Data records
^^^^^^^^

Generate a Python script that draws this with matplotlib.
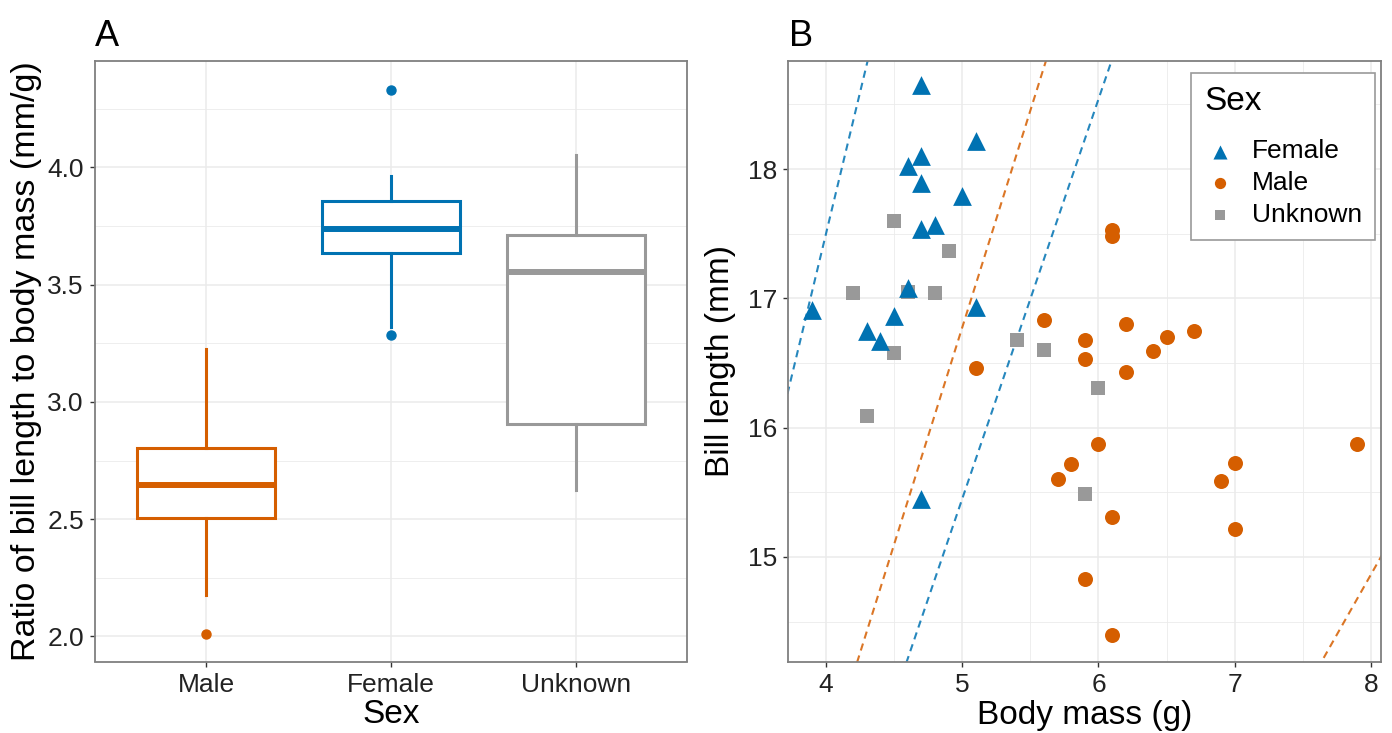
import matplotlib
matplotlib.use("Agg")
import matplotlib.pyplot as plt
import numpy as np

plt.rcParams['font.family'] = ['Liberation Sans', 'DejaVu Sans']

# ---------------- Data ----------------
# Panel A: box statistics (ratio of bill length to body mass, mm/g)
box_groups = ["Male", "Female", "Unknown"]
box_q1 = [2.505, 3.637, 2.904]
box_med = [2.644, 3.738, 3.553]
box_q3 = [2.802, 3.857, 3.712]
box_whislo = [2.177, 3.318, 2.626]
box_whishi = [3.225, 3.962, 4.054]
box_fliers = [[2.010], [3.285, 4.330], []]

# Panel B: scatter (body mass g, bill length mm)
female_mass = [4.7, 5.1, 4.7, 4.6, 4.7, 5.0, 4.7, 4.8, 4.6, 3.9, 5.1, 4.5, 4.3, 4.4, 4.7]
female_bill = [18.65, 18.22, 18.10, 18.02, 17.89, 17.79, 17.54, 17.57, 17.08, 16.91, 16.93, 16.86, 16.75, 16.67, 15.45]
male_mass = [5.1, 5.6, 6.2, 5.9, 6.7, 6.5, 6.4, 5.9, 6.2, 6.0, 5.8, 5.7, 7.0, 6.9, 7.9, 6.1, 7.0, 6.1, 6.1, 5.9, 6.1]
male_bill = [16.46, 16.83, 16.80, 16.68, 16.75, 16.70, 16.59, 16.53, 16.43, 15.87, 15.72, 15.60, 15.73, 15.59, 15.87, 15.31, 15.22, 17.53, 17.48, 14.83, 14.40]
unk_mass = [4.5, 4.9, 4.2, 4.6, 4.8, 4.5, 5.4, 5.6, 4.3, 6.0, 5.9]
unk_bill = [17.60, 17.37, 17.04, 17.05, 17.04, 16.58, 16.68, 16.60, 16.09, 16.31, 15.49]

# Ratio lines through origin (slopes, mm/g)
female_line_slopes = [4.375, 3.09]
male_line_slopes = [3.355, 1.858]

# ---------------- Style ----------------
C_MALE = "#D55E00"
C_FEMALE = "#0072B2"
C_UNK = "#999999"
box_colors = [C_MALE, C_FEMALE, C_UNK]
GRID = "#EBEBEB"
BORDER = "#7F7F7F"
TICKCOL = "#333333"

W, H = 1392, 733
fig = plt.figure(figsize=(W / 100, H / 100), dpi=100)

def frac(l, t, r, b):
    return [l / W, 1 - b / H, (r - l) / W, (b - t) / H]

axA = fig.add_axes(frac(95, 60.5, 687, 661.5))
axB = fig.add_axes(frac(788, 60.7, 1381, 662))

def style_axes(ax):
    for s in ax.spines.values():
        s.set_color(BORDER)
        s.set_linewidth(1.3)
    ax.set_axisbelow(True)
    ax.tick_params(axis='both', which='major', length=3.5, width=1.0, color=TICKCOL,
                   labelsize=19, labelcolor="#222222", pad=4.5)
    ax.tick_params(axis='both', which='minor', length=0)
    ax.grid(True, which='major', color=GRID, linewidth=1.1)
    ax.grid(True, which='minor', color=GRID, linewidth=0.6)

# ---------------- Panel A ----------------
style_axes(axA)
stats = []
for i, g in enumerate(box_groups):
    stats.append(dict(label=g, q1=box_q1[i], med=box_med[i], q3=box_q3[i],
                      whislo=box_whislo[i], whishi=box_whishi[i], fliers=box_fliers[i]))
positions = np.arange(1, len(box_groups) + 1)
for i, st in enumerate(stats):
    col = box_colors[i]
    axA.bxp([st], positions=[positions[i]], widths=0.75, showcaps=False, patch_artist=True,
            boxprops=dict(facecolor="white", edgecolor=col, linewidth=2.2),
            whiskerprops=dict(color=col, linewidth=2.2),
            medianprops=dict(color=col, linewidth=4.3, solid_capstyle='butt'),
            flierprops=dict(marker='o', markerfacecolor=col, markeredgecolor=col, markersize=6.5,
                            linestyle='none'))
axA.set_xlim(0.4, 3.6)
axA.set_ylim(1.893, 4.456)
axA.set_xticks(positions)
axA.set_xticklabels(box_groups)
axA.set_yticks([2.0, 2.5, 3.0, 3.5, 4.0])
axA.set_yticklabels(["2.0", "2.5", "3.0", "3.5", "4.0"])
axA.set_yticks([2.25, 2.75, 3.25, 3.75, 4.25], minor=True)
axA.grid(False, axis='x', which='minor')
axA.set_xlabel("Sex", fontsize=24, labelpad=2)
axA.set_ylabel("Ratio of bill length to body mass (mm/g)", fontsize=24.5, labelpad=4)

# ---------------- Panel B ----------------
style_axes(axB)
xlim = (3.721, 8.074)
ylim = (14.188, 18.838)
xs = np.linspace(0, 9, 200)
for k in female_line_slopes:
    axB.plot(xs, k * xs, color=C_FEMALE, linestyle=(0, (3.5, 2.5)), linewidth=1.5, alpha=0.85, zorder=2)
for k in male_line_slopes:
    axB.plot(xs, k * xs, color=C_MALE, linestyle=(0, (3.5, 2.5)), linewidth=1.5, alpha=0.85, zorder=2)

axB.scatter(unk_mass, unk_bill, marker='s', s=9.5 ** 2, color=C_UNK, linewidths=0, zorder=3, label="Unknown")
axB.scatter(female_mass, female_bill, marker='^', s=13.5 ** 2, color=C_FEMALE, linewidths=0, zorder=4, label="Female")
axB.scatter(male_mass, male_bill, marker='o', s=10.8 ** 2, color=C_MALE, linewidths=0, zorder=3, label="Male")

axB.set_xlim(*xlim)
axB.set_ylim(*ylim)
axB.set_xticks([4, 5, 6, 7, 8])
axB.set_xticks([4.5, 5.5, 6.5, 7.5], minor=True)
axB.set_yticks([15, 16, 17, 18])
axB.set_yticks([14.5, 15.5, 16.5, 17.5, 18.5], minor=True)
axB.set_xlabel("Body mass (g)", fontsize=24, labelpad=2)
axB.set_ylabel("Bill length (mm)", fontsize=24, labelpad=8)

handles, labels = axB.get_legend_handles_labels()
order = [labels.index(n) for n in ["Female", "Male", "Unknown"]]
leg = axB.legend([handles[i] for i in order], [labels[i] for i in order], title="Sex",
                 loc="upper right", bbox_to_anchor=(0.99, 0.9795), borderaxespad=0,
                 fontsize=19, title_fontsize=24,
                 frameon=True, fancybox=False, framealpha=1, edgecolor="#9A9A9A",
                 handletextpad=0.6, labelspacing=0.3, borderpad=0.5, markerscale=0.75,
                 handlelength=1.2)
leg.get_frame().set_linewidth(1.2)
leg._legend_box.align = "left"
leg._legend_box.sep = 16

# Panel tags
fig.text(95 / W, 1 - 46 / H, "A", fontsize=26, ha="left", va="baseline")
fig.text(789 / W, 1 - 46 / H, "B", fontsize=26, ha="left", va="baseline")

fig.savefig("out.png", dpi=100)
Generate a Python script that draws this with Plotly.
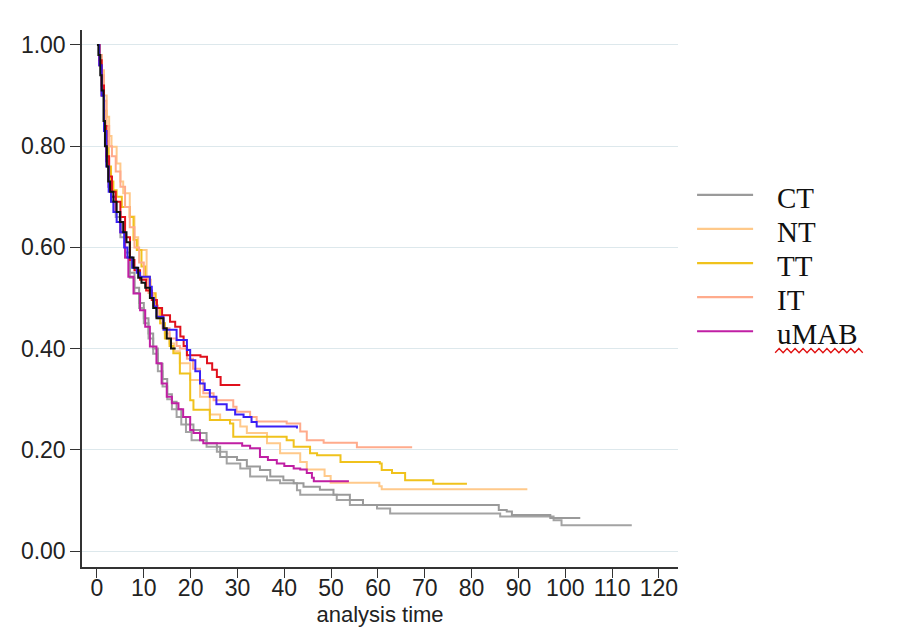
import plotly.graph_objects as go

# ---- data (Kaplan-Meier step curves) ----
ct_a_t = [0, 0.5, 1, 1.5, 2, 2.5, 3, 4, 5, 6, 7, 8, 9, 10, 11, 12, 13, 14, 15, 16, 17, 18, 19, 20.6, 22, 23.4,
          25.6, 26.3, 29.9, 32, 34.8, 37, 39.8, 42, 44.1, 47.6, 50.5, 54, 56.8, 85.8, 87.5, 88.6, 96.8, 103.2]
ct_a_s = [1.0, 0.96, 0.90, 0.83, 0.77, 0.72, 0.70, 0.67, 0.63, 0.59, 0.55, 0.52, 0.49, 0.46, 0.43, 0.40, 0.37,
          0.34, 0.31, 0.295, 0.28, 0.265, 0.25, 0.239, 0.233, 0.213, 0.206, 0.186, 0.18, 0.167, 0.16, 0.147, 0.14,
          0.134, 0.127, 0.121, 0.111, 0.101, 0.091, 0.081, 0.078, 0.071, 0.065, 0.065]

ct_b_t = [0, 0.5, 1, 1.5, 2, 2.5, 3, 4, 5, 6, 7, 8, 9, 10, 11, 12, 13, 14, 15, 16, 17, 18, 19, 20.2, 23.4, 25.6,
          27.7, 30.6, 32.7, 36.3, 39.1, 42.7, 43.4, 51.2, 54, 59.8, 62.6, 86.1, 97.5, 99.2, 114.2]
ct_b_s = [1.0, 0.96, 0.90, 0.83, 0.77, 0.72, 0.69, 0.66, 0.62, 0.58, 0.54, 0.51, 0.48, 0.45, 0.42, 0.39, 0.355,
          0.325, 0.30, 0.28, 0.265, 0.25, 0.235, 0.219, 0.206, 0.196, 0.173, 0.163, 0.147, 0.14, 0.134, 0.12, 0.111,
          0.101, 0.091, 0.084, 0.074, 0.068, 0.061, 0.051, 0.051]

nt_t = [0, 0.5, 1, 1.5, 2.07, 2.6, 3.1, 4.2, 5, 5.6, 7, 8, 8.8, 10.6, 11.5, 12.5, 13.5, 14.5, 15.5, 16.5, 17.7,
        19.9, 22, 24.1, 26.3, 30.6, 32, 36.3, 39.1, 43.4, 44.8, 48.6, 49.9, 60.3, 60.8, 91.9]
nt_s = [1.0, 0.98, 0.95, 0.90, 0.858, 0.82, 0.799, 0.766, 0.73, 0.707, 0.661, 0.62, 0.595, 0.536, 0.51, 0.48,
        0.45, 0.43, 0.41, 0.395, 0.371, 0.338, 0.305, 0.27, 0.259, 0.246, 0.233, 0.213, 0.193, 0.176, 0.161,
        0.148, 0.135, 0.128, 0.122, 0.122]

tt_t = [0, 0.5, 1, 1.5, 2, 2.5, 3, 3.5, 4.2, 5.3, 7, 7.8, 8.5, 9.5, 10.3, 11.3, 12.5, 13.5, 14.5, 15.5, 16.3,
        17.7, 19.9, 20.6, 24.1, 28.4, 29.1, 40.5, 42, 45.5, 47, 52, 60.4, 60.8, 63, 65.8, 71.8, 79]
tt_s = [1.0, 0.97, 0.93, 0.87, 0.81, 0.76, 0.73, 0.713, 0.70, 0.68, 0.66, 0.615, 0.595, 0.562, 0.542, 0.509,
        0.48, 0.45, 0.42, 0.405, 0.391, 0.351, 0.298, 0.279, 0.259, 0.252, 0.226, 0.219, 0.206, 0.193, 0.189,
        0.176, 0.173, 0.16, 0.154, 0.14, 0.133, 0.133]

it_t = [0, 0.5, 1, 1.5, 2, 2.6, 3.2, 4, 5, 6, 7, 8, 9, 10, 11, 12, 13, 14, 15.5, 17, 17.7, 19.2, 20.5, 22, 22.7,
        24.9, 29.1, 29.8, 32.7, 34.1, 40.5, 43.4, 44.8, 48.4, 55.5, 67.3]
it_s = [1.0, 0.98, 0.94, 0.89, 0.84, 0.80, 0.78, 0.75, 0.72, 0.68, 0.64, 0.60, 0.57, 0.54, 0.51, 0.485, 0.46,
        0.44, 0.42, 0.405, 0.40, 0.38, 0.36, 0.338, 0.312, 0.298, 0.285, 0.275, 0.265, 0.256, 0.252, 0.236,
        0.219, 0.214, 0.205, 0.205]

umab_t = [0, 0.5, 1, 1.5, 2, 2.5, 3, 4, 5, 6, 6.7, 7.8, 9.2, 10.3, 11.3, 12.7, 13.8, 14.9, 16, 17.4, 18.4, 19.9,
          20.6, 22, 22.7, 29.1, 31, 32.7, 34.8, 36.5, 38.4, 40, 42, 43.4, 44.8, 45.9, 46.3, 53.8]
umab_s = [1.0, 0.96, 0.90, 0.83, 0.77, 0.72, 0.70, 0.67, 0.63, 0.58, 0.542, 0.509, 0.476, 0.443, 0.404, 0.371,
          0.331, 0.305, 0.292, 0.28, 0.265, 0.239, 0.233, 0.219, 0.213, 0.213, 0.208, 0.203, 0.186, 0.18, 0.173,
          0.168, 0.163, 0.161, 0.154, 0.145, 0.138, 0.138]

red_t = [0, 0.5, 1, 1.5, 2, 2.6, 3.2, 4, 5, 6, 7.05, 8, 9.2, 10.5, 11.7, 12.8, 13.9, 15.6, 16.7, 17.8, 18.5,
         19.2, 22.1, 23.5, 24.6, 25.6, 26.4, 30.6]
red_s = [1.0, 0.97, 0.92, 0.84, 0.78, 0.74, 0.71, 0.69, 0.66, 0.62, 0.575, 0.555, 0.536, 0.515, 0.496, 0.48,
         0.466, 0.453, 0.443, 0.424, 0.405, 0.387, 0.384, 0.371, 0.358, 0.344, 0.328, 0.328]

blue_t = [0, 0.5, 1, 1.5, 2, 2.5, 3, 3.5, 4.2, 5, 5.8, 6.5, 7.5, 8.5, 9.2, 11.3, 11.7, 12.2, 12.7, 14.2, 17,
          19.2, 19.9, 21, 22, 23, 24.1, 25.5, 27.7, 29.5, 31.3, 33, 34.1, 42.7]
blue_s = [1.0, 0.96, 0.90, 0.83, 0.76, 0.71, 0.69, 0.67, 0.65, 0.63, 0.60, 0.58, 0.56, 0.55, 0.542, 0.522, 0.50,
          0.483, 0.463, 0.437, 0.417, 0.397, 0.377, 0.355, 0.331, 0.318, 0.305, 0.29, 0.279, 0.27, 0.265, 0.255,
          0.246, 0.242]

black_t = [0, 0.3, 0.7, 1.0, 1.4, 1.7, 2.1, 2.4, 2.8, 3.5, 4.2, 4.9, 5.6, 6.3, 7.0, 7.8, 8.8, 9.5, 10.3, 11.3,
           12.0, 12.7, 14.2, 14.9, 15.8, 16.8]
black_s = [1.0, 0.98, 0.94, 0.91, 0.85, 0.80, 0.76, 0.73, 0.71, 0.69, 0.67, 0.65, 0.63, 0.61, 0.58, 0.56, 0.54,
           0.53, 0.52, 0.50, 0.48, 0.46, 0.44, 0.42, 0.40, 0.40]

x_ticks = [0, 10, 20, 30, 40, 50, 60, 70, 80, 90, 100, 110, 120]
y_ticks = [0.0, 0.2, 0.4, 0.6, 0.8, 1.0]
legend_labels = ["CT", "NT", "TT", "IT", "uMAB"]

# ---- figure ----
series = [
    # (name, t, s, color)
    ("CT", ct_b_t, ct_b_s, "#a3a3a3"),
    ("CT", ct_a_t, ct_a_s, "#9a9a9a"),
    ("NT", nt_t, nt_s, "#ffc98a"),
    ("TT", tt_t, tt_s, "#f0c21c"),
    ("IT", it_t, it_s, "#ffab8c"),
    ("uMAB", umab_t, umab_s, "#c01fa4"),
    ("red", red_t, red_s, "#e0101c"),
    ("blue", blue_t, blue_s, "#3a1ff5"),
    ("black", black_t, black_s, "#111111"),
]
color_of = {name: col for name, _, _, col in series}

fig = go.Figure()
for name, t, s, col in series:
    fig.add_trace(go.Scatter(
        x=t, y=s, mode="lines", name=name, line=dict(color=col, width=2, shape="hv"),
        showlegend=False, hoverinfo="skip"))

# legend drawn to the right of the plot (paper coordinates)
leg_x0, leg_x1, leg_text_x = 1.032, 1.126, 1.162
leg_y_top, leg_step = 0.693, 0.0635
for i, lab in enumerate(legend_labels):
    yy = leg_y_top - i * leg_step
    fig.add_shape(type="line", xref="paper", yref="paper", x0=leg_x0, x1=leg_x1, y0=yy, y1=yy,
                  line=dict(color=color_of[lab], width=2.2))
    fig.add_annotation(x=leg_text_x, y=yy - 0.006, xref="paper", yref="paper", text=lab,
                       showarrow=False, xanchor="left", yanchor="middle",
                       font=dict(family="Liberation Serif, Times New Roman, serif", size=29, color="#111111"))

# spell-check style wavy underline beneath the last legend label
wy = leg_y_top - (len(legend_labels) - 1) * leg_step - 0.036
wx0, wx1, nw = 1.163, 1.31, 22
pts = []
for k in range(nw + 1):
    xx = wx0 + (wx1 - wx0) * k / nw
    pts.append(f"{'M' if k == 0 else 'L'} {xx:.4f} {wy + (0.004 if k % 2 else -0.004):.4f}")
fig.add_shape(type="path", xref="paper", yref="paper", path=" ".join(pts),
              line=dict(color="#e01010", width=1.3))

axis_col = "#333333"
fig.update_layout(
    width=900, height=636,
    margin=dict(l=74, r=230, t=22, b=77),
    paper_bgcolor="white", plot_bgcolor="white",
    font=dict(family="Liberation Sans, Arial, sans-serif", size=23, color="#222222"),
    showlegend=False,
    xaxis=dict(
        range=[-3.2, 124.07], tickmode="array", tickvals=x_ticks,
        showgrid=False, zeroline=False, showline=True, linecolor=axis_col, linewidth=1.5,
        ticks="outside", ticklen=9, tickwidth=1.3, tickcolor=axis_col,
        ticklabelstandoff=-9,
        tickfont=dict(size=23, color="#222222"),
        title=dict(text="analysis time", font=dict(size=22, color="#222222"), standoff=6),
    ),
    yaxis=dict(
        range=[-0.0316, 1.0296], tickmode="array", tickvals=y_ticks, tickformat=".2f",
        showgrid=True, gridcolor="#dde8ec", gridwidth=1.3, zeroline=False,
        showline=True, linecolor=axis_col, linewidth=1.5,
        ticks="outside", ticklen=10, tickwidth=1.3, tickcolor=axis_col,
        tickfont=dict(size=23, color="#222222"),
    ),
)

fig.write_html("out.html")
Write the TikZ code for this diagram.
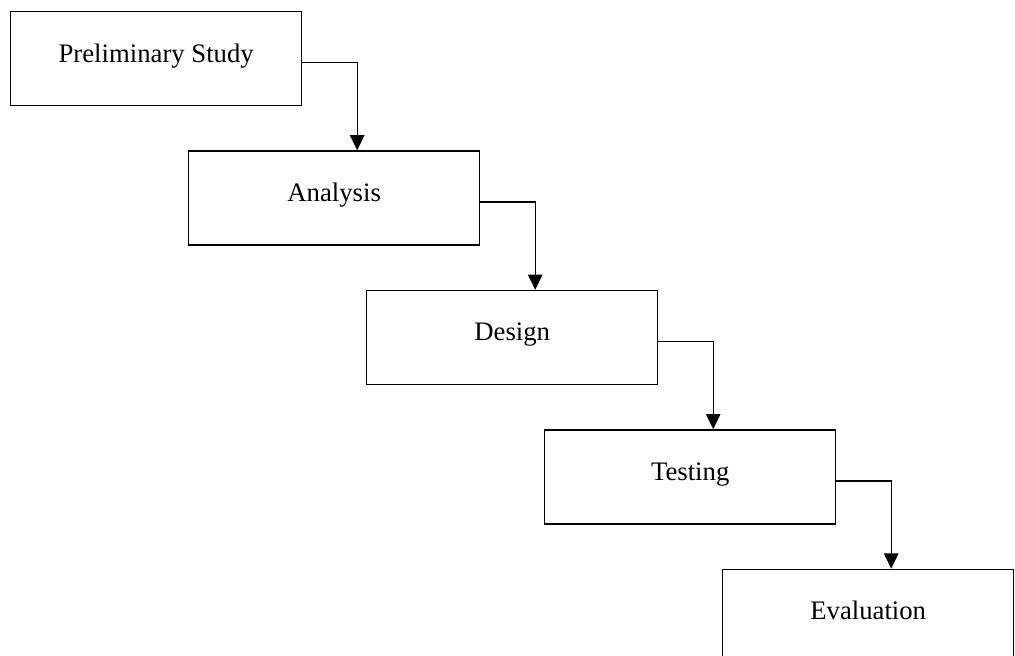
\documentclass[tikz,border=0pt]{standalone}
\usepackage{fontspec}
\setmainfont{Liberation Serif}
\usetikzlibrary{positioning,arrows.meta}

\begin{document}
\begin{tikzpicture}[stagenode/.style={rectangle, draw=black, line width=1pt, minimum width=7.275cm, minimum height=2.35cm,
                                      text height=0.7em, text depth=0.22em, font=\fontsize{19}{22}\selectfont},
                    >={Triangle[width=0.36cm,length=0.38cm]}, line width=1pt]
    \useasboundingbox (0,0) rectangle (25.375,-16.4);
    % nodes
    \node[stagenode, anchor=north west] (PS)  at (0.25,-0.275)                   {Preliminary Study};
    \node[stagenode]      (An)      [below right=1.1cm and 4.45cm of PS.south west] {Analysis};
    \node[stagenode]      (De)      [below right=1.1cm and 4.45cm of An.south west] {Design};
    \node[stagenode]      (Te)      [below right=1.1cm and 4.45cm of De.south west] {Testing};
    \node[stagenode]      (Ev)      [below right=1.1cm and 4.45cm of Te.south west] {Evaluation};
    % lines
    \draw[->] ([yshift=-0.1cm]PS.east) -| ([xshift=0.575cm]An.north);
    \draw[->] ([yshift=-0.1cm]An.east) -| ([xshift=0.575cm]De.north);
    \draw[->] ([yshift=-0.1cm]De.east) -| ([xshift=0.575cm]Te.north);
    \draw[->] ([yshift=-0.1cm]Te.east) -| ([xshift=0.575cm]Ev.north);
\end{tikzpicture}
\end{document}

^^^^^^^^

Copy out only the lines from the one containing "Generate a Python script that draws this with Plotly." through the one containing "0.101, 0.091, 0.084, 0.074, 0.068, 0.061, 0.051, 0.051]", exactly, with both ends. Any picture is left out.

Generate a Python script that draws this with Plotly.
import plotly.graph_objects as go

# ---- data (Kaplan-Meier step curves) ----
ct_a_t = [0, 0.5, 1, 1.5, 2, 2.5, 3, 4, 5, 6, 7, 8, 9, 10, 11, 12, 13, 14, 15, 16, 17, 18, 19, 20.6, 22, 23.4,
          25.6, 26.3, 29.9, 32, 34.8, 37, 39.8, 42, 44.1, 47.6, 50.5, 54, 56.8, 85.8, 87.5, 88.6, 96.8, 103.2]
ct_a_s = [1.0, 0.96, 0.90, 0.83, 0.77, 0.72, 0.70, 0.67, 0.63, 0.59, 0.55, 0.52, 0.49, 0.46, 0.43, 0.40, 0.37,
          0.34, 0.31, 0.295, 0.28, 0.265, 0.25, 0.239, 0.233, 0.213, 0.206, 0.186, 0.18, 0.167, 0.16, 0.147, 0.14,
          0.134, 0.127, 0.121, 0.111, 0.101, 0.091, 0.081, 0.078, 0.071, 0.065, 0.065]

ct_b_t = [0, 0.5, 1, 1.5, 2, 2.5, 3, 4, 5, 6, 7, 8, 9, 10, 11, 12, 13, 14, 15, 16, 17, 18, 19, 20.2, 23.4, 25.6,
          27.7, 30.6, 32.7, 36.3, 39.1, 42.7, 43.4, 51.2, 54, 59.8, 62.6, 86.1, 97.5, 99.2, 114.2]
ct_b_s = [1.0, 0.96, 0.90, 0.83, 0.77, 0.72, 0.69, 0.66, 0.62, 0.58, 0.54, 0.51, 0.48, 0.45, 0.42, 0.39, 0.355,
          0.325, 0.30, 0.28, 0.265, 0.25, 0.235, 0.219, 0.206, 0.196, 0.173, 0.163, 0.147, 0.14, 0.134, 0.12, 0.111,
          0.101, 0.091, 0.084, 0.074, 0.068, 0.061, 0.051, 0.051]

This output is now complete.